» **Goal**
Return the listing below unchanged, minus its pictures.

» **Dataset extract**

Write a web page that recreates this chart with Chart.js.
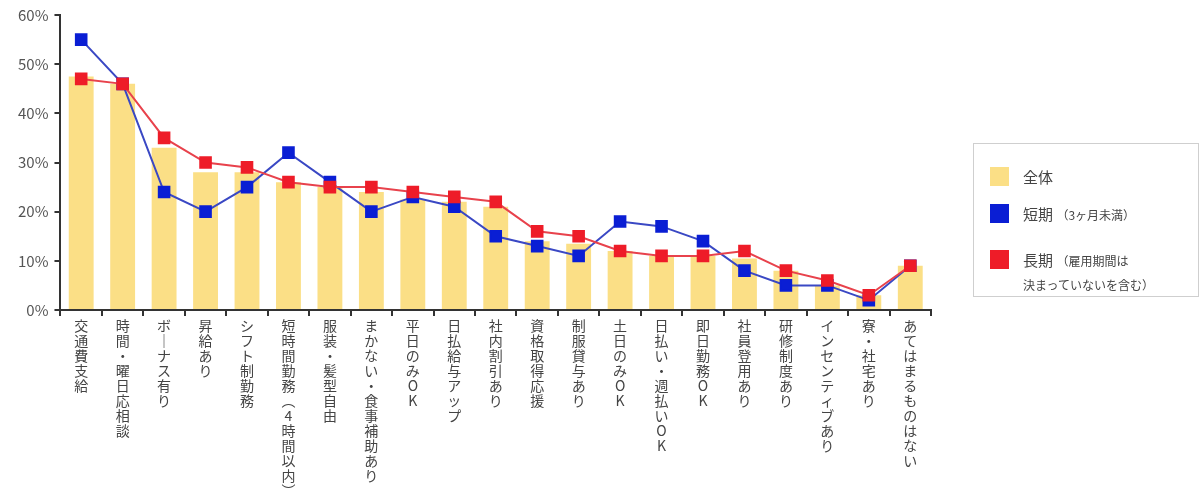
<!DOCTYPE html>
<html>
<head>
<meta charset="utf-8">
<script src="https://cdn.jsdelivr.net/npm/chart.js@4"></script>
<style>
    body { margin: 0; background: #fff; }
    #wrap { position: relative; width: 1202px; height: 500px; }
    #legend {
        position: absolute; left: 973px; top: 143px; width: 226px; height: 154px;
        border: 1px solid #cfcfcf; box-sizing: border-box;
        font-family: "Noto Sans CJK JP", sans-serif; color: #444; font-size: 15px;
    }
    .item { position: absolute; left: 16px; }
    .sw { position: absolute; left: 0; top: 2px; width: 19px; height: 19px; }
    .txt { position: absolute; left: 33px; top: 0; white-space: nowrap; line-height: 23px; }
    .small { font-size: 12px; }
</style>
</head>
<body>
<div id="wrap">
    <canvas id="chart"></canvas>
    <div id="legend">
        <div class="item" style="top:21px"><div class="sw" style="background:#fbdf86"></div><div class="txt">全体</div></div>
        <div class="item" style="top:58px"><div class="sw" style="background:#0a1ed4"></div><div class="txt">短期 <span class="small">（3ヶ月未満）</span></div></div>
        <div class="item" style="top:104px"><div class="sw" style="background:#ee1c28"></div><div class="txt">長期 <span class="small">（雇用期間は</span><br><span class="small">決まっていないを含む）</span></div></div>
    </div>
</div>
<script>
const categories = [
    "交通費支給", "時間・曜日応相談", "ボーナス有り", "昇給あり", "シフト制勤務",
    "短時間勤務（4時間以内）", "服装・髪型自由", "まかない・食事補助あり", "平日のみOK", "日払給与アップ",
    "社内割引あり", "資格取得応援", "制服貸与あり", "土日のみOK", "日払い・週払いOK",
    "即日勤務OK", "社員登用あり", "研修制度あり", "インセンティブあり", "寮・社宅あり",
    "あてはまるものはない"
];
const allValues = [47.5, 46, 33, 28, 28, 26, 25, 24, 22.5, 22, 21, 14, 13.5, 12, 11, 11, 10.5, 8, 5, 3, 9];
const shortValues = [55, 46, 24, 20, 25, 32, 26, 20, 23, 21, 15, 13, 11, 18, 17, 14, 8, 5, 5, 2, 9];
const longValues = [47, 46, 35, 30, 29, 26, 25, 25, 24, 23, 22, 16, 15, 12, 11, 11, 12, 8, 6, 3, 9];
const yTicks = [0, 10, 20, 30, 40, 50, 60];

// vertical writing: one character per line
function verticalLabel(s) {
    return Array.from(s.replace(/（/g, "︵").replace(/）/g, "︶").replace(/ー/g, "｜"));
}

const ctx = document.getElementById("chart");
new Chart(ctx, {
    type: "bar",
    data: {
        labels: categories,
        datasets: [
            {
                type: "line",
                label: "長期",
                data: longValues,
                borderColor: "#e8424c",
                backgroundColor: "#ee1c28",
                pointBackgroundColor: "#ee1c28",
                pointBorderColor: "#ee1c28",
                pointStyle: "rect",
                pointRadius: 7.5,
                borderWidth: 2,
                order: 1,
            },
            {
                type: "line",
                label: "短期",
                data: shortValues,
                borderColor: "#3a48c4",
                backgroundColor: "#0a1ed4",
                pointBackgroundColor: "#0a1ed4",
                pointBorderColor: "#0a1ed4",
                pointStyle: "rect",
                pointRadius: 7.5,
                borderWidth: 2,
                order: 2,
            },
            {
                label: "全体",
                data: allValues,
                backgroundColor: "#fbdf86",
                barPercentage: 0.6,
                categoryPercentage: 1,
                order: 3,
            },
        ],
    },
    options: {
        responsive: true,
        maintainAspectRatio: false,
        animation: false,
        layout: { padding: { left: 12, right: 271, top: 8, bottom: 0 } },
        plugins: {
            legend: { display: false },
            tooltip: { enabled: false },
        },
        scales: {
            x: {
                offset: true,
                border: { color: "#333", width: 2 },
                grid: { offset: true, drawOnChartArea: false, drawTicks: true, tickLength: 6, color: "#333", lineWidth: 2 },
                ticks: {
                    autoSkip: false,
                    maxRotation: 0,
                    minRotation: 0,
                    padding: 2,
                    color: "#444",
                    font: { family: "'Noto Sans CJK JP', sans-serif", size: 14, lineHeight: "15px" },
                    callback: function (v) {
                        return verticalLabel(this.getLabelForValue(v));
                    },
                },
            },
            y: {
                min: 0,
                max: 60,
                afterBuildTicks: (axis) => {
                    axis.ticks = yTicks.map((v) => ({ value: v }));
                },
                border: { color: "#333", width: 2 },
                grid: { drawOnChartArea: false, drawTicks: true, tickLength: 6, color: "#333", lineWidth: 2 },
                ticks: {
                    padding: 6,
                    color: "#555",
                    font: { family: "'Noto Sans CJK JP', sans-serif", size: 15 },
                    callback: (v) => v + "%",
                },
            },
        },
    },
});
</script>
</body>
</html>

» **Exercise result**
Write a web page that recreates this chart with Chart.js.
<!DOCTYPE html>
<html>
<head>
<meta charset="utf-8">
<script src="https://cdn.jsdelivr.net/npm/chart.js@4"></script>
<style>
    body { margin: 0; background: #fff; }
    #wrap { position: relative; width: 1202px; height: 500px; }
    #legend {
        position: absolute; left: 973px; top: 143px; width: 226px; height: 154px;
        border: 1px solid #cfcfcf; box-sizing: border-box;
        font-family: "Noto Sans CJK JP", sans-serif; color: #444; font-size: 15px;
    }
    .item { position: absolute; left: 16px; }
    .sw { position: absolute; left: 0; top: 2px; width: 19px; height: 19px; }
    .txt { position: absolute; left: 33px; top: 0; white-space: nowrap; line-height: 23px; }
    .small { font-size: 12px; }
</style>
</head>
<body>
<div id="wrap">
    <canvas id="chart"></canvas>
    <div id="legend">
        <div class="item" style="top:21px"><div class="sw" style="background:#fbdf86"></div><div class="txt">全体</div></div>
        <div class="item" style="top:58px"><div class="sw" style="background:#0a1ed4"></div><div class="txt">短期 <span class="small">（3ヶ月未満）</span></div></div>
        <div class="item" style="top:104px"><div class="sw" style="background:#ee1c28"></div><div class="txt">長期 <span class="small">（雇用期間は</span><br><span class="small">決まっていないを含む）</span></div></div>
    </div>
</div>
<script>
const categories = [
    "交通費支給", "時間・曜日応相談", "ボーナス有り", "昇給あり", "シフト制勤務",
    "短時間勤務（4時間以内）", "服装・髪型自由", "まかない・食事補助あり", "平日のみOK", "日払給与アップ",
    "社内割引あり", "資格取得応援", "制服貸与あり", "土日のみOK", "日払い・週払いOK",
    "即日勤務OK", "社員登用あり", "研修制度あり", "インセンティブあり", "寮・社宅あり",
    "あてはまるものはない"
];
const allValues = [47.5, 46, 33, 28, 28, 26, 25, 24, 22.5, 22, 21, 14, 13.5, 12, 11, 11, 10.5, 8, 5, 3, 9];
const shortValues = [55, 46, 24, 20, 25, 32, 26, 20, 23, 21, 15, 13, 11, 18, 17, 14, 8, 5, 5, 2, 9];
const longValues = [47, 46, 35, 30, 29, 26, 25, 25, 24, 23, 22, 16, 15, 12, 11, 11, 12, 8, 6, 3, 9];
const yTicks = [0, 10, 20, 30, 40, 50, 60];

// vertical writing: one character per line
function verticalLabel(s) {
    return Array.from(s.replace(/（/g, "︵").replace(/）/g, "︶").replace(/ー/g, "｜"));
}

const ctx = document.getElementById("chart");
new Chart(ctx, {
    type: "bar",
    data: {
        labels: categories,
        datasets: [
            {
                type: "line",
                label: "長期",
                data: longValues,
                borderColor: "#e8424c",
                backgroundColor: "#ee1c28",
                pointBackgroundColor: "#ee1c28",
                pointBorderColor: "#ee1c28",
                pointStyle: "rect",
                pointRadius: 7.5,
                borderWidth: 2,
                order: 1,
            },
            {
                type: "line",
                label: "短期",
                data: shortValues,
                borderColor: "#3a48c4",
                backgroundColor: "#0a1ed4",
                pointBackgroundColor: "#0a1ed4",
                pointBorderColor: "#0a1ed4",
                pointStyle: "rect",
                pointRadius: 7.5,
                borderWidth: 2,
                order: 2,
            },
            {
                label: "全体",
                data: allValues,
                backgroundColor: "#fbdf86",
                barPercentage: 0.6,
                categoryPercentage: 1,
                order: 3,
            },
        ],
    },
    options: {
        responsive: true,
        maintainAspectRatio: false,
        animation: false,
        layout: { padding: { left: 12, right: 271, top: 8, bottom: 0 } },
        plugins: {
            legend: { display: false },
            tooltip: { enabled: false },
        },
        scales: {
            x: {
                offset: true,
                border: { color: "#333", width: 2 },
                grid: { offset: true, drawOnChartArea: false, drawTicks: true, tickLength: 6, color: "#333", lineWidth: 2 },
                ticks: {
                    autoSkip: false,
                    maxRotation: 0,
                    minRotation: 0,
                    padding: 2,
                    color: "#444",
                    font: { family: "'Noto Sans CJK JP', sans-serif", size: 14, lineHeight: "15px" },
                    callback: function (v) {
                        return verticalLabel(this.getLabelForValue(v));
                    },
                },
            },
            y: {
                min: 0,
                max: 60,
                afterBuildTicks: (axis) => {
                    axis.ticks = yTicks.map((v) => ({ value: v }));
                },
                border: { color: "#333", width: 2 },
                grid: { drawOnChartArea: false, drawTicks: true, tickLength: 6, color: "#333", lineWidth: 2 },
                ticks: {
                    padding: 6,
                    color: "#555",
                    font: { family: "'Noto Sans CJK JP', sans-serif", size: 15 },
                    callback: (v) => v + "%",
                },
            },
        },
    },
});
</script>
</body>
</html>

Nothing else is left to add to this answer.